Aim of the exercise:
Transcribe the listing exactly, leaving out every picture.
....
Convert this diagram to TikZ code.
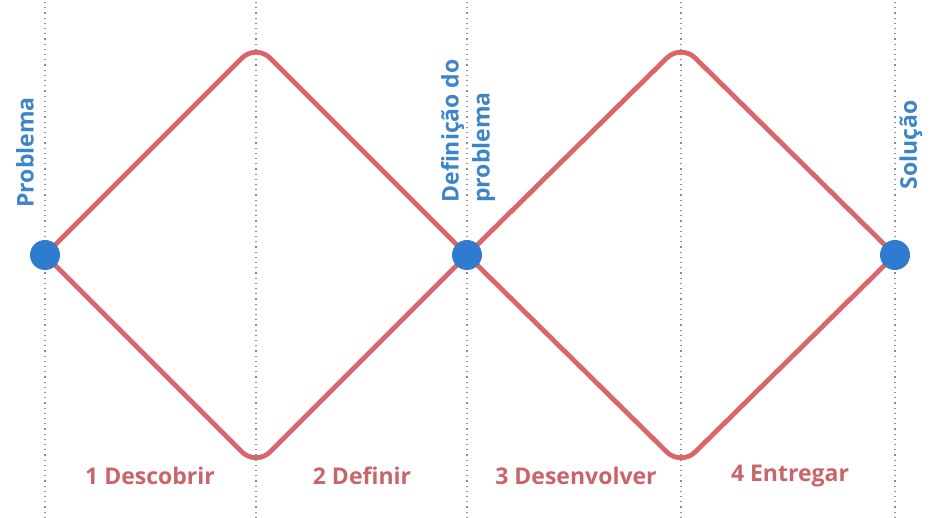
\documentclass[tikz,border=0pt]{standalone}
\usepackage{fontspec}
\setmainfont{Open Sans}
\usetikzlibrary{backgrounds}
\definecolor{dvred}{HTML}{D9676A}
\definecolor{dvlabel}{HTML}{C9646B}
\definecolor{dvblue}{HTML}{2F7BCF}
\definecolor{dvtext}{HTML}{3D85C8}
\begin{document}
\begin{tikzpicture}[x=0.5pt,y=0.5pt,
  every node/.style={font=\fontsize{11.5}{15.5}\selectfont\bfseries,inner sep=0pt},
  guide/.style={dotted,black!45,line width=0.6pt},
  wing/.style={dvred,line width=2.4pt,rounded corners=10pt,line join=round},
  dot/.style={circle,fill=dvblue,minimum size=15pt},
  stage/.style={text=dvlabel},
  tag/.style={text=dvtext,rotate=90,anchor=west,align=left}]
\useasboundingbox (0,0) rectangle (930,518);
% dotted column guides
\foreach \x in {45,256,467,681,895}
  \draw[guide] (\x,0) -- (\x,518);
% milestones
\node[dot] (prob) at (45,263) {};
\node[dot] (def) at (467,263) {};
\node[dot] (sol) at (895,263) {};
\coordinate (t1) at (256,474);
\coordinate (b1) at (256,52);
\coordinate (t2) at (681,474);
\coordinate (b2) at (681,52);
% the two diamonds, under the dots
\begin{scope}[on background layer]
\draw[wing] (prob.center) -- (t1) -- (def.center);
\draw[wing] (prob.center) -- (b1) -- (def.center);
\draw[wing] (def.center) -- (t2) -- (sol.center);
\draw[wing] (def.center) -- (b2) -- (sol.center);
\end{scope}
\node[tag] (lprob) at (25,310) {Problema};
\node[tag] (ldef) at (468,315) {Definição do\\problema};
\node[tag] (lsol) at (911,328) {Solução};
% stages
\node[stage] (s1) at (150,42) {1 Descobrir};
\node[stage] (s2) at (362,42) {2 Definir};
\node[stage] (s3) at (576,42) {3 Desenvolver};
\node[stage] (s4) at (790,42) {4 Entregar};
\end{tikzpicture}
\end{document}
....
Output of the exercise:
Convert this diagram to TikZ code.
\documentclass[tikz,border=0pt]{standalone}
\usepackage{fontspec}
\setmainfont{Open Sans}
\usetikzlibrary{backgrounds}
\definecolor{dvred}{HTML}{D9676A}
\definecolor{dvlabel}{HTML}{C9646B}
\definecolor{dvblue}{HTML}{2F7BCF}
\definecolor{dvtext}{HTML}{3D85C8}
\begin{document}
\begin{tikzpicture}[x=0.5pt,y=0.5pt,
  every node/.style={font=\fontsize{11.5}{15.5}\selectfont\bfseries,inner sep=0pt},
  guide/.style={dotted,black!45,line width=0.6pt},
  wing/.style={dvred,line width=2.4pt,rounded corners=10pt,line join=round},
  dot/.style={circle,fill=dvblue,minimum size=15pt},
  stage/.style={text=dvlabel},
  tag/.style={text=dvtext,rotate=90,anchor=west,align=left}]
\useasboundingbox (0,0) rectangle (930,518);
% dotted column guides
\foreach \x in {45,256,467,681,895}
  \draw[guide] (\x,0) -- (\x,518);
% milestones
\node[dot] (prob) at (45,263) {};
\node[dot] (def) at (467,263) {};
\node[dot] (sol) at (895,263) {};
\coordinate (t1) at (256,474);
\coordinate (b1) at (256,52);
\coordinate (t2) at (681,474);
\coordinate (b2) at (681,52);
% the two diamonds, under the dots
\begin{scope}[on background layer]
\draw[wing] (prob.center) -- (t1) -- (def.center);
\draw[wing] (prob.center) -- (b1) -- (def.center);
\draw[wing] (def.center) -- (t2) -- (sol.center);
\draw[wing] (def.center) -- (b2) -- (sol.center);
\end{scope}
\node[tag] (lprob) at (25,310) {Problema};
\node[tag] (ldef) at (468,315) {Definição do\\problema};
\node[tag] (lsol) at (911,328) {Solução};
% stages
\node[stage] (s1) at (150,42) {1 Descobrir};
\node[stage] (s2) at (362,42) {2 Definir};
\node[stage] (s3) at (576,42) {3 Desenvolver};
\node[stage] (s4) at (790,42) {4 Entregar};
\end{tikzpicture}
\end{document}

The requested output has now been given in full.